Requirements = Print only the lines from the top of the data through the line with "import plotly.graph_objects as go", both included, skipping every picture.

Material =

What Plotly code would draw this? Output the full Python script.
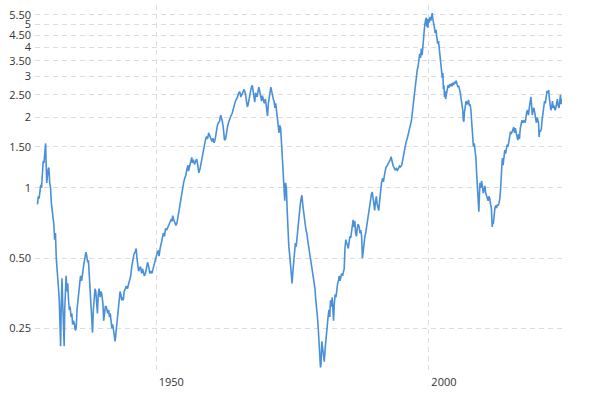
import plotly.graph_objects as go

years = [
1928.2,1928.35,1928.5,1928.65,1928.8,1928.95,1929.1,1929.25,1929.4,1929.55,1929.7,1929.8,1929.9,1930.0,1930.15,1930.3,1930.45,1930.6,1930.75,1930.9,
1931.05,1931.2,1931.35,1931.5,1931.65,1931.8,1931.95,1932.1,1932.2,1932.35,1932.45,1932.55,1932.7,1932.8,1932.9,1933.0,1933.1,1933.2,1933.3,1933.45,
1933.6,1933.75,1933.9,1934.05,1934.2,1934.35,1934.5,1934.65,1934.8,1935.0,1935.15,1935.3,1935.45,1935.6,1935.75,1935.9,1936.1,1936.3,1936.5,1936.7,
1936.9,1937.1,1937.25,1937.4,1937.55,1937.7,1937.85,1938.0,1938.15,1938.3,1938.45,1938.6,1938.75,1938.9,1939.05,1939.2,1939.35,1939.5,1939.7,1939.85,
1940.0,1940.2,1940.35,1940.5,1940.65,1940.8,1940.95,1941.1,1941.25,1941.4,1941.55,1941.7,1941.85,1942.0,1942.15,1942.3,1942.45,1942.6,1942.75,1942.9,
1943.05,1943.2,1943.35,1943.5,1943.65,1943.8,1943.95,1944.1,1944.3,1944.5,1944.7,1944.9,1945.1,1945.3,1945.5,1945.7,1945.9,1946.1,1946.3,1946.45,
1946.6,1946.75,1946.9,1947.1,1947.3,1947.45,1947.6,1947.8,1948.0,1948.2,1948.4,1948.6,1948.8,1949.0,1949.2,1949.4,1949.6,1949.8,1950.0,1950.2,
1950.4,1950.5,1950.7,1950.9,1951.1,1951.3,1951.5,1951.7,1951.9,1952.1,1952.3,1952.5,1952.7,1952.9,1953.0,1953.2,1953.4,1953.6,1953.8,1954.0,
1954.2,1954.4,1954.6,1954.8,1955.0,1955.2,1955.4,1955.6,1955.8,1955.9,1956.1,1956.3,1956.5,1956.6,1956.8,1957.0,1957.2,1957.4,1957.6,1957.8,
1958.0,1958.2,1958.4,1958.6,1958.8,1959.0,1959.2,1959.4,1959.6,1959.8,1960.0,1960.2,1960.4,1960.6,1960.8,1961.0,1961.2,1961.4,1961.6,1961.8,
1961.95,1962.1,1962.3,1962.5,1962.7,1962.9,1963.1,1963.3,1963.5,1963.7,1963.9,1964.1,1964.3,1964.5,1964.7,1964.9,1965.1,1965.3,1965.5,1965.7,
1965.9,1966.1,1966.3,1966.5,1966.7,1966.85,1967.0,1967.2,1967.4,1967.6,1967.75,1967.9,1968.05,1968.2,1968.35,1968.5,1968.65,1968.8,1968.95,1969.1,
1969.3,1969.45,1969.6,1969.8,1970.0,1970.2,1970.4,1970.55,1970.7,1970.85,1971.0,1971.15,1971.3,1971.45,1971.6,1971.75,1971.9,1972.05,1972.2,1972.35,
1972.5,1972.65,1972.8,1973.0,1973.15,1973.3,1973.45,1973.55,1973.7,1973.85,1974.0,1974.15,1974.3,1974.45,1974.6,1974.75,1974.9,1975.05,1975.2,1975.35,
1975.5,1975.65,1975.8,1975.95,1976.1,1976.25,1976.4,1976.55,1976.7,1976.85,1977.0,1977.15,1977.3,1977.45,1977.6,1977.75,1977.9,1978.05,1978.2,1978.35,
1978.5,1978.65,1978.8,1978.95,1979.1,1979.25,1979.4,1979.55,1979.7,1979.85,1980.0,1980.1,1980.2,1980.35,1980.5,1980.65,1980.8,1981.0,1981.2,1981.35,
1981.5,1981.65,1981.8,1981.95,1982.1,1982.25,1982.4,1982.5,1982.65,1982.8,1982.95,1983.1,1983.25,1983.4,1983.55,1983.7,1983.85,1984.0,1984.15,1984.3,
1984.45,1984.6,1984.75,1984.9,1985.05,1985.2,1985.35,1985.5,1985.65,1985.8,1985.95,1986.1,1986.25,1986.4,1986.55,1986.7,1986.85,1987.0,1987.2,1987.35,
1987.5,1987.65,1987.8,1987.95,1988.1,1988.25,1988.4,1988.55,1988.7,1988.85,1989.0,1989.15,1989.3,1989.45,1989.6,1989.75,1989.9,1990.05,1990.2,1990.35,
1990.5,1990.65,1990.8,1990.95,1991.1,1991.3,1991.5,1991.65,1991.8,1991.95,1992.1,1992.3,1992.5,1992.7,1992.9,1993.05,1993.2,1993.4,1993.6,1993.8,
1994.0,1994.2,1994.4,1994.6,1994.8,1995.0,1995.2,1995.4,1995.6,1995.8,1996.0,1996.2,1996.4,1996.6,1996.8,1997.0,1997.2,1997.4,1997.55,1997.7,
1997.85,1998.0,1998.15,1998.3,1998.45,1998.6,1998.75,1998.9,1999.05,1999.2,1999.35,1999.5,1999.6,1999.7,1999.8,1999.9,2000.05,2000.2,2000.35,2000.5,
2000.6,2000.7,2000.85,2001.0,2001.15,2001.3,2001.45,2001.6,2001.75,2001.9,2002.05,2002.2,2002.35,2002.45,2002.55,2002.65,2002.75,2002.85,2002.95,2003.05,
2003.2,2003.35,2003.5,2003.65,2003.8,2003.95,2004.1,2004.25,2004.4,2004.55,2004.7,2004.85,2005.0,2005.15,2005.3,2005.45,2005.6,2005.75,2005.9,2006.05,
2006.2,2006.3,2006.4,2006.5,2006.65,2006.8,2006.95,2007.1,2007.25,2007.4,2007.55,2007.7,2007.85,2008.0,2008.15,2008.3,2008.45,2008.6,2008.75,2008.85,
2008.95,2009.05,2009.15,2009.25,2009.35,2009.5,2009.65,2009.8,2009.95,2010.1,2010.25,2010.4,2010.55,2010.7,2010.85,2011.0,2011.15,2011.3,2011.45,2011.6,
2011.7,2011.8,2011.95,2012.1,2012.25,2012.4,2012.55,2012.7,2012.85,2013.0,2013.15,2013.3,2013.45,2013.6,2013.75,2013.9,2014.05,2014.2,2014.35,2014.5,
2014.65,2014.8,2014.95,2015.1,2015.25,2015.4,2015.55,2015.7,2015.85,2016.0,2016.15,2016.3,2016.45,2016.6,2016.75,2016.9,2017.05,2017.2,2017.35,2017.5,
2017.65,2017.8,2017.95,2018.1,2018.25,2018.4,2018.55,2018.7,2018.8,2018.95,2019.1,2019.25,2019.4,2019.55,2019.7,2019.85,2020.0,2020.1,2020.2,2020.3,
2020.45,2020.6,2020.75,2020.9,2021.05,2021.2,2021.35,2021.5,2021.65,2021.8,2021.95,2022.1,2022.2,2022.35,2022.5,2022.65,2022.8,2022.95,2023.1,2023.25,
2023.4,2023.55,2023.7,2023.85,2024.0,2024.12,2024.22,2024.32,2024.4,
]

ratio = [
0.85,0.92,0.90,0.97,1.03,1.00,1.25,1.30,1.28,1.40,1.55,1.25,1.05,1.10,1.20,1.22,1.05,1.00,0.86,0.80,
0.74,0.70,0.60,0.64,0.50,0.43,0.40,0.36,0.33,0.27,0.21,0.30,0.41,0.34,0.30,0.26,0.21,0.30,0.40,0.42,
0.36,0.39,0.33,0.30,0.31,0.28,0.29,0.26,0.27,0.26,0.245,0.25,0.30,0.33,0.36,0.38,0.42,0.40,0.45,0.47,
0.50,0.53,0.51,0.48,0.49,0.43,0.35,0.31,0.26,0.24,0.30,0.34,0.37,0.36,0.33,0.29,0.35,0.37,0.34,0.36,
0.35,0.32,0.27,0.30,0.31,0.31,0.30,0.29,0.30,0.28,0.29,0.27,0.25,0.26,0.24,0.23,0.22,0.24,0.26,0.28,
0.31,0.34,0.36,0.35,0.33,0.34,0.33,0.36,0.37,0.38,0.37,0.39,0.41,0.42,0.46,0.49,0.52,0.53,0.55,0.50,
0.46,0.44,0.45,0.46,0.43,0.45,0.44,0.42,0.43,0.45,0.48,0.46,0.43,0.44,0.43,0.45,0.47,0.48,0.50,0.53,
0.54,0.51,0.55,0.58,0.62,0.64,0.62,0.67,0.66,0.68,0.69,0.71,0.73,0.72,0.76,0.73,0.71,0.69,0.71,0.76,
0.82,0.86,0.92,0.97,1.05,1.10,1.13,1.20,1.25,1.18,1.24,1.30,1.35,1.28,1.32,1.26,1.30,1.33,1.25,1.16,
1.20,1.27,1.35,1.45,1.55,1.60,1.66,1.62,1.72,1.66,1.62,1.58,1.63,1.56,1.62,1.75,1.85,1.90,1.93,2.05,
2.00,1.93,1.80,1.60,1.62,1.75,1.85,1.92,2.00,2.04,2.08,2.18,2.28,2.35,2.40,2.45,2.55,2.58,2.45,2.52,
2.62,2.64,2.55,2.40,2.22,2.28,2.40,2.55,2.68,2.75,2.60,2.40,2.33,2.55,2.50,2.45,2.58,2.70,2.60,2.45,
2.35,2.48,2.38,2.30,2.40,2.25,2.03,2.30,2.40,2.55,2.70,2.60,2.45,2.40,2.35,2.20,2.30,2.15,2.00,1.85,
1.72,1.85,1.80,1.50,1.30,1.10,0.95,0.88,1.05,1.00,0.80,0.65,0.56,0.52,0.47,0.42,0.39,0.44,0.50,0.55,
0.58,0.56,0.62,0.68,0.75,0.80,0.85,0.90,0.93,0.85,0.78,0.72,0.70,0.66,0.64,0.60,0.57,0.55,0.52,0.48,
0.46,0.44,0.41,0.40,0.37,0.33,0.31,0.28,0.25,0.22,0.19,0.17,0.175,0.22,0.20,0.19,0.18,0.21,0.24,0.27,
0.28,0.30,0.28,0.33,0.31,0.34,0.30,0.27,0.32,0.35,0.34,0.37,0.39,0.40,0.42,0.40,0.42,0.43,0.42,0.44,
0.45,0.55,0.60,0.58,0.57,0.55,0.59,0.62,0.61,0.66,0.70,0.73,0.68,0.72,0.64,0.62,0.67,0.70,0.68,0.64,
0.66,0.62,0.50,0.55,0.58,0.62,0.64,0.68,0.70,0.74,0.80,0.86,0.90,0.94,0.96,0.88,0.84,0.80,0.88,0.92,
0.85,0.82,0.80,0.88,0.96,1.05,1.10,1.06,1.12,1.20,1.22,1.24,1.27,1.28,1.32,1.36,1.30,1.25,1.22,1.19,
1.21,1.19,1.21,1.24,1.23,1.25,1.32,1.42,1.52,1.57,1.62,1.70,1.74,1.82,1.95,2.15,2.35,2.60,2.90,3.10,
3.20,3.30,3.50,3.75,3.60,3.95,3.70,4.20,4.60,4.90,5.20,5.35,4.90,5.30,4.85,5.30,5.10,5.40,5.20,5.45,
5.60,5.30,4.95,4.85,4.60,4.75,4.40,4.15,4.25,3.90,3.70,3.40,3.20,2.95,3.10,2.65,2.75,2.45,2.60,2.40,
2.55,2.70,2.75,2.68,2.78,2.72,2.80,2.72,2.82,2.76,2.85,2.80,2.88,2.78,2.70,2.74,2.65,2.55,2.40,2.30,
2.15,1.95,1.92,2.10,2.20,2.35,2.28,2.30,2.38,2.25,2.28,2.15,1.90,1.70,1.50,1.55,1.45,1.35,1.15,1.05,
0.98,0.95,0.79,0.92,1.05,1.00,1.07,1.02,0.95,0.98,1.02,0.95,0.92,0.90,0.88,0.92,0.90,0.85,0.82,0.68,
0.72,0.70,0.78,0.82,0.84,0.82,0.85,0.84,0.86,0.90,1.00,1.20,1.34,1.25,1.35,1.45,1.40,1.45,1.53,1.50,
1.58,1.65,1.74,1.70,1.75,1.78,1.82,1.72,1.80,1.72,1.65,1.60,1.70,1.62,1.80,1.92,1.95,1.90,1.93,1.95,
1.90,2.05,2.12,2.15,2.05,2.20,2.30,2.45,2.30,2.05,2.15,2.20,2.10,1.95,1.90,2.00,1.95,1.90,1.65,1.75,
1.75,1.78,1.95,2.05,2.15,2.35,2.30,2.45,2.60,2.55,2.62,2.40,2.25,2.15,2.20,2.35,2.20,2.25,2.15,2.18,
2.30,2.40,2.25,2.20,2.35,2.50,2.28,2.40,2.30,
]

tick_vals = [0.25, 0.5, 1, 1.5, 2, 2.5, 3, 3.5, 4, 4.5, 5, 5.5]
tick_text = ["0.25", "0.50", "1", "1.50", "2", "2.50", "3", "3.50", "4", "4.50", "5", "5.50"]
x_ticks = [1950, 2000]
x_tick_text = ["1950", "2000"]

fig = go.Figure()
fig.add_trace(go.Scatter(
    x=years, y=ratio, mode="lines",
    line=dict(color="#4a90d9", width=1.6),
    hoverinfo="skip", showlegend=False,
))

grid = "#dcdcdc"
fig.update_layout(
    width=600, height=399, autosize=False,
    margin=dict(l=35, r=38, t=5, b=29, pad=0),
    paper_bgcolor="white", plot_bgcolor="white",
    font=dict(family="Open Sans, DejaVu Sans, sans-serif", size=11, color="#333333"),
    xaxis=dict(
        range=[1927.75, 2024.4], automargin=False,
        tickvals=x_ticks, ticktext=x_tick_text,
        showgrid=True, gridcolor=grid, griddash="5px,4px", gridwidth=1,
        zeroline=False, showline=False, ticks="",
        ticklabelshift=15, ticklabelstandoff=4,
    ),
    yaxis=dict(
        type="log", range=[-0.780, 0.783], automargin=False,
        tickvals=tick_vals, ticktext=tick_text,
        showgrid=True, gridcolor=grid, griddash="5px,4px", gridwidth=1,
        zeroline=False, showline=False, ticks="",
        ticklabelstandoff=3,
    ),
)

fig.write_html("out.html", config={"displayModeBar": False},
               post_script="document.body.style.margin='0';")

Task response =
What Plotly code would draw this? Output the full Python script.
import plotly.graph_objects as go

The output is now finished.